Modeling Routing Demand for Early-Stage FPGA Architecture Development

Architecture development for FPGAs has typically been a very empirical discipline, requiring the synthesis of benchmark circuits into candidate architectures. This is difficult to do in the early stages of architecture development, however, because there is no complete architecture to synthesize circuits into. The effort required to create prototype tools for nascent architectures is far too great for every new logic block or routing architecture idea, and so it would be extremely helpful to have a simple and intuitive FPGA interconnect model to guide the architect. In this paper we present such an interconnect model for island-style FPGAs, whose single output is the estimated routing demand (often referred to as W, the number of routing tracks per channel) for an FPGA as a function of several logic block, circuit and routing architecture parameters. The goal of this model is to be as simple as possible, while still accurate enough to be useful, to provide understanding and intuition on FPGA routing.

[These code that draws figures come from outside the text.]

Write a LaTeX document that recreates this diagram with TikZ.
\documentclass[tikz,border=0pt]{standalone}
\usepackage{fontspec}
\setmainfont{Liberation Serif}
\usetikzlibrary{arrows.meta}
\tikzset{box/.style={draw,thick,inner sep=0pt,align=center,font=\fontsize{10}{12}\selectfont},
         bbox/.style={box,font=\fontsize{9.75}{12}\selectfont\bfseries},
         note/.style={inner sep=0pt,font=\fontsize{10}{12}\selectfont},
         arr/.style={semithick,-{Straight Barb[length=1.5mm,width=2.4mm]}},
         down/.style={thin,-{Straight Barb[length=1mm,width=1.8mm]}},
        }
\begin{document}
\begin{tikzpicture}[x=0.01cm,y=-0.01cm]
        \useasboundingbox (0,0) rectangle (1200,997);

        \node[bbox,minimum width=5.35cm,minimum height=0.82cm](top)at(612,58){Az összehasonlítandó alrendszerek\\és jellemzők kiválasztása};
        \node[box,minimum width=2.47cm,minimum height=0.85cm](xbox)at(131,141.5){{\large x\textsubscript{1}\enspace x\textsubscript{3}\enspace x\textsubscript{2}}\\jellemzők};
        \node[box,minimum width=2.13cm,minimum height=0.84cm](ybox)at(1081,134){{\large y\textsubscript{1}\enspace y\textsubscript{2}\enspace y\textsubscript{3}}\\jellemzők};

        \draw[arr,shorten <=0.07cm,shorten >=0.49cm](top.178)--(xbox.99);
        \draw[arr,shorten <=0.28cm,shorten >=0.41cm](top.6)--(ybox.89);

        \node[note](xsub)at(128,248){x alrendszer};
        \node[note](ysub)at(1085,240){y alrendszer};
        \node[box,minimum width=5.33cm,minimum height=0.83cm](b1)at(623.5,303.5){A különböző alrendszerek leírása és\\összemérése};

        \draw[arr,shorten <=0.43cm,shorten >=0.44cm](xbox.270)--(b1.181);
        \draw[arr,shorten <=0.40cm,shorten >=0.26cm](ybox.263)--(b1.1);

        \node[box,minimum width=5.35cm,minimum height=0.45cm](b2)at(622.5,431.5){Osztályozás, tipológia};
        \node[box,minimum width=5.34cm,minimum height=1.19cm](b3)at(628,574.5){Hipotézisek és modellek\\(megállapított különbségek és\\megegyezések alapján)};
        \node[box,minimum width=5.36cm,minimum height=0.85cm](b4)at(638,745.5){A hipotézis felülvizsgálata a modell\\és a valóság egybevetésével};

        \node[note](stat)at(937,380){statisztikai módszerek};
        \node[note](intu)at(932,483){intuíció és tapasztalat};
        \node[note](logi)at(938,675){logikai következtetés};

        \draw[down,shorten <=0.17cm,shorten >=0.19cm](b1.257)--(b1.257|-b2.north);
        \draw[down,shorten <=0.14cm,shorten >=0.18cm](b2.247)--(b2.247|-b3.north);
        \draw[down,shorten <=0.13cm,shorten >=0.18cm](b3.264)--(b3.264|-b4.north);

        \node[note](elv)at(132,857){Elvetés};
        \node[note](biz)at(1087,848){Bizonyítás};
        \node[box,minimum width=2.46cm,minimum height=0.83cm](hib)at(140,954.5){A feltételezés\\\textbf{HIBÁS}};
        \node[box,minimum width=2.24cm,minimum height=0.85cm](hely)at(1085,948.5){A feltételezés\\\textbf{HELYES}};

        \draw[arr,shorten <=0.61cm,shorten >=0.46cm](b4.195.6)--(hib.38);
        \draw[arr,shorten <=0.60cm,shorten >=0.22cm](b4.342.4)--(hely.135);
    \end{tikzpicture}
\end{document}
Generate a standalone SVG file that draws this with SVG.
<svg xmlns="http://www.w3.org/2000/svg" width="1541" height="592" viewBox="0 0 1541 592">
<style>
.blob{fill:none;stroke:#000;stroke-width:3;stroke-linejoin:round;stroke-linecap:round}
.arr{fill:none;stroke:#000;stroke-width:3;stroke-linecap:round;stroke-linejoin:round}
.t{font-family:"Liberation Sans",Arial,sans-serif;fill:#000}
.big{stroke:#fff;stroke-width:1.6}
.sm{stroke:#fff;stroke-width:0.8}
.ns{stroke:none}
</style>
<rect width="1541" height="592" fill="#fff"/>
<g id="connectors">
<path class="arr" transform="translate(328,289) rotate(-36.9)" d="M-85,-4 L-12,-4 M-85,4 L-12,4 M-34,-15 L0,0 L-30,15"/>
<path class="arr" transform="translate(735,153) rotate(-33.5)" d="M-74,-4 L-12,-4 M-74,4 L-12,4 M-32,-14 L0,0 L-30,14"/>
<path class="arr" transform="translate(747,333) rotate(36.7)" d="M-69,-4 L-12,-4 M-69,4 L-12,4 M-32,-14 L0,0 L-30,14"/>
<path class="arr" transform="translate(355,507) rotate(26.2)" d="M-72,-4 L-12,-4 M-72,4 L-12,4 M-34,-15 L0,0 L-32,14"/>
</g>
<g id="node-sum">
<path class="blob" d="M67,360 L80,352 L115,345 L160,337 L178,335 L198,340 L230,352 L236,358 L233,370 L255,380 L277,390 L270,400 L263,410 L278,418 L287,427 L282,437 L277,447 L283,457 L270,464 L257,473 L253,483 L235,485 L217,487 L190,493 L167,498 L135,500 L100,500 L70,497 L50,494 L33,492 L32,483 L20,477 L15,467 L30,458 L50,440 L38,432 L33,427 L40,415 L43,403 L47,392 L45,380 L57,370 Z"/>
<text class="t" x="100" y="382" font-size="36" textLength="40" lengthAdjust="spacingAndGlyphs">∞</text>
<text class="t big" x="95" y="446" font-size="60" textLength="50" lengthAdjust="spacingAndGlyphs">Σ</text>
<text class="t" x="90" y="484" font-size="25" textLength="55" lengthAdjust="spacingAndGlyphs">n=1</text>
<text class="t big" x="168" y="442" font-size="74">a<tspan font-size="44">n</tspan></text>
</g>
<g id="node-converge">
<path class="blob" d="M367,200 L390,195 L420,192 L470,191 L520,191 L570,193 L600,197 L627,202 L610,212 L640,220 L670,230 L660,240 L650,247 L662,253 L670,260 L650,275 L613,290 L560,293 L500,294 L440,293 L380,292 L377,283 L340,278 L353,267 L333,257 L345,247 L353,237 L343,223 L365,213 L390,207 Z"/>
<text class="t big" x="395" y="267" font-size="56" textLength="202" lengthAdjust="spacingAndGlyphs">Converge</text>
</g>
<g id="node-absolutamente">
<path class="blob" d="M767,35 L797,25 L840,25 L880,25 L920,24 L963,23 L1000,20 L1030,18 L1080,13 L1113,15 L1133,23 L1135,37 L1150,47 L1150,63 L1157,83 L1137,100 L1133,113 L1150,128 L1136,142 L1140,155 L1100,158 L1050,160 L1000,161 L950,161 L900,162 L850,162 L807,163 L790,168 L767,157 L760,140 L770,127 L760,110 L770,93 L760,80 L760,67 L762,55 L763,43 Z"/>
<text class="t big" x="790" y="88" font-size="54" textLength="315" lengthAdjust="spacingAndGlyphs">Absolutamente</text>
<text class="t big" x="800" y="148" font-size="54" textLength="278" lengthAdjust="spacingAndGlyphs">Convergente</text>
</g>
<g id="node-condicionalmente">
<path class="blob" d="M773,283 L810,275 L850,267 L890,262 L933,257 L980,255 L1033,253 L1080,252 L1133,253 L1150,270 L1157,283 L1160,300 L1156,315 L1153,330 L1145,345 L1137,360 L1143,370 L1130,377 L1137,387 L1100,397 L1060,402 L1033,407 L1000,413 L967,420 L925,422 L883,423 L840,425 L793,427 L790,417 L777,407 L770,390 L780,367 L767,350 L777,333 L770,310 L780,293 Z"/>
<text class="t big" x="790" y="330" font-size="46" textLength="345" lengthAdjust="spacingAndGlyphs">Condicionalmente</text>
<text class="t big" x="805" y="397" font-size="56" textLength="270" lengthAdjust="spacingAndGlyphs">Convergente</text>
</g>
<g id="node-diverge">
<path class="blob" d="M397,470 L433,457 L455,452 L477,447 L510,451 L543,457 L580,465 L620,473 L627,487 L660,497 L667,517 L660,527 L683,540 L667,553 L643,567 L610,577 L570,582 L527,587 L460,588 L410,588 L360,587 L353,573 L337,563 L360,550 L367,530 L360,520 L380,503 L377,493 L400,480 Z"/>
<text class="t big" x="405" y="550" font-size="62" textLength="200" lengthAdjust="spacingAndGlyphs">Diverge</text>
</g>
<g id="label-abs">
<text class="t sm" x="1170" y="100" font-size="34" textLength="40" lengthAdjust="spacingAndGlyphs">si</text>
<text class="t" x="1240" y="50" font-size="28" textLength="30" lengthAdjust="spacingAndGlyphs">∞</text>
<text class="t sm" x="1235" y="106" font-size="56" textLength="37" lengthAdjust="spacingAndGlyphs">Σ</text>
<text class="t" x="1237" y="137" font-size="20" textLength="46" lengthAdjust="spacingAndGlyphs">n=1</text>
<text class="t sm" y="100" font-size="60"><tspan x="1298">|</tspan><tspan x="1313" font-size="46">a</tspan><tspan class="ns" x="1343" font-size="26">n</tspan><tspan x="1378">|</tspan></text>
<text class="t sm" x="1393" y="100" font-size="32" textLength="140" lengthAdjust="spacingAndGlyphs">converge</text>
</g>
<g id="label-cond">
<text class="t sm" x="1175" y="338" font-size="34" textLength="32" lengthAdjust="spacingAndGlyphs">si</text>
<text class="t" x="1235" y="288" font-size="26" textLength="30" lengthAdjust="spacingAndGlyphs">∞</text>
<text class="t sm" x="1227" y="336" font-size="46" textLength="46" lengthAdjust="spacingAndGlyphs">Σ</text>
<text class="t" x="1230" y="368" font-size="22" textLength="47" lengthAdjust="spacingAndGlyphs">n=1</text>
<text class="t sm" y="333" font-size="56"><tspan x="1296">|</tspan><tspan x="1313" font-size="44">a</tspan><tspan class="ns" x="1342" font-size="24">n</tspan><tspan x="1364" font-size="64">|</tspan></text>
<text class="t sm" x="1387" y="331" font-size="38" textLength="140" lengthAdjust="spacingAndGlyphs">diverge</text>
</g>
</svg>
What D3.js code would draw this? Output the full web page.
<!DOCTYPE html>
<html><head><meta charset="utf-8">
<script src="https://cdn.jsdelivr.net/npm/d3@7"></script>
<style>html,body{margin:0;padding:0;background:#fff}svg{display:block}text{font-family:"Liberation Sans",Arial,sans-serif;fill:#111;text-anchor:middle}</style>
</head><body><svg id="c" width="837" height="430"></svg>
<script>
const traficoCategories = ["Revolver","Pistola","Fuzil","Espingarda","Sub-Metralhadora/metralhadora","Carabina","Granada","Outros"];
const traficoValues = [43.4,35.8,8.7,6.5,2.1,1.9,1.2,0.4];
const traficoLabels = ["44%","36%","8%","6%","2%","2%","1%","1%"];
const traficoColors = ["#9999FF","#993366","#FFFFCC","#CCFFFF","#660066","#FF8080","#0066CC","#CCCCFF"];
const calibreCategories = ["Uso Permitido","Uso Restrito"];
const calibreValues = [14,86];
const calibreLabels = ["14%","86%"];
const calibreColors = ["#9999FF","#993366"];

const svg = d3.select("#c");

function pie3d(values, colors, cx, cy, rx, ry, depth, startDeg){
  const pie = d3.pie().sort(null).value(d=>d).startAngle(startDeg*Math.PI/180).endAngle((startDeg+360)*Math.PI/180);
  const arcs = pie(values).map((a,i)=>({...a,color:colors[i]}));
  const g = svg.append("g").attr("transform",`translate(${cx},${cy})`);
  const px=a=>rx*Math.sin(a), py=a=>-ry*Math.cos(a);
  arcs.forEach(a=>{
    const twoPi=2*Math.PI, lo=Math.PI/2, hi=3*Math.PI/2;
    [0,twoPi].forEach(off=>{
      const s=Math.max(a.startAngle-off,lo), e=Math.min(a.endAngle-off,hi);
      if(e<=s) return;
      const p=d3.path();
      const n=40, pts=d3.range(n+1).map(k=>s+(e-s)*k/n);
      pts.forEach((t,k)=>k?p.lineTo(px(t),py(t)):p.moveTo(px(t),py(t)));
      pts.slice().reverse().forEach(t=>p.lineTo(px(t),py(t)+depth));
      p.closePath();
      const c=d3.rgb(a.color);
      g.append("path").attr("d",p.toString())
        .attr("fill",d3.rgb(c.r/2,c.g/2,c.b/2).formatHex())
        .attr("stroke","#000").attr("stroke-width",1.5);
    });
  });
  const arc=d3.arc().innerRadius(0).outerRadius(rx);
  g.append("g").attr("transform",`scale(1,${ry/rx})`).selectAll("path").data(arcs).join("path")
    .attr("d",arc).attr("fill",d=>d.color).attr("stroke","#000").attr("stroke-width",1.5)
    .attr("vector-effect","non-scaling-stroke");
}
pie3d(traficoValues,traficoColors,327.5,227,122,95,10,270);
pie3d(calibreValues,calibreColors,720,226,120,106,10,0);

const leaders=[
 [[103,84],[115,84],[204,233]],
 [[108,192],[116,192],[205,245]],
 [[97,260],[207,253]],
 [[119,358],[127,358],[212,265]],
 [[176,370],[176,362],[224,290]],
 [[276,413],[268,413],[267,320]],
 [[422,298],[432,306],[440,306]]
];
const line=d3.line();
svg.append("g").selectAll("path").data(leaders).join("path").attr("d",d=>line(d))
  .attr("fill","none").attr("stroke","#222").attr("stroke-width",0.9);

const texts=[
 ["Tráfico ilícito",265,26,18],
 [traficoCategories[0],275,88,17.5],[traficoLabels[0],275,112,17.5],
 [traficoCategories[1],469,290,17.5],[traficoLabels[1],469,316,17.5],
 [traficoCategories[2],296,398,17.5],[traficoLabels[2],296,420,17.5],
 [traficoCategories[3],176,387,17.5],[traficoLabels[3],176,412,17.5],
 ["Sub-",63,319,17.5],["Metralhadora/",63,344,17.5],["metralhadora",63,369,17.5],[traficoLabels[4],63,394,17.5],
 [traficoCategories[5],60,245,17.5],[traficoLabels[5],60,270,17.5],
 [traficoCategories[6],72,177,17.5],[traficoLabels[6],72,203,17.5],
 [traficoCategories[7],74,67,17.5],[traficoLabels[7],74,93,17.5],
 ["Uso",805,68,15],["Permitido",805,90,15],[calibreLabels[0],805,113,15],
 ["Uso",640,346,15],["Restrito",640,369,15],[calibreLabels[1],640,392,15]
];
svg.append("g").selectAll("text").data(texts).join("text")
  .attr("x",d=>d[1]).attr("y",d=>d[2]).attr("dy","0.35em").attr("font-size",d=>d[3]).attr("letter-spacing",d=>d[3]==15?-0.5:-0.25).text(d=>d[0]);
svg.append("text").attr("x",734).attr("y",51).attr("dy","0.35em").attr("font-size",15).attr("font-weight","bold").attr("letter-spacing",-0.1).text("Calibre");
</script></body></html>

Our methodology is empirical - we propose model forms based on empirical observations, intuition and some derivation, and then fit models to experimentally generated data. We show the development of the model in stages, beginning with a fully flexible FPGA, and gradually proceeding to one which includes the key parameters that control the flexibility of FPGA routing, and one key parameter describing the logic block and another relating to the typical circuit. We then show how to use these models in early-stage architecture development to provide feedback on several aspects of logic block architecture. We also show how the model can be used to explore the routing architecture space itself and to provide an overall intuition for architecture development.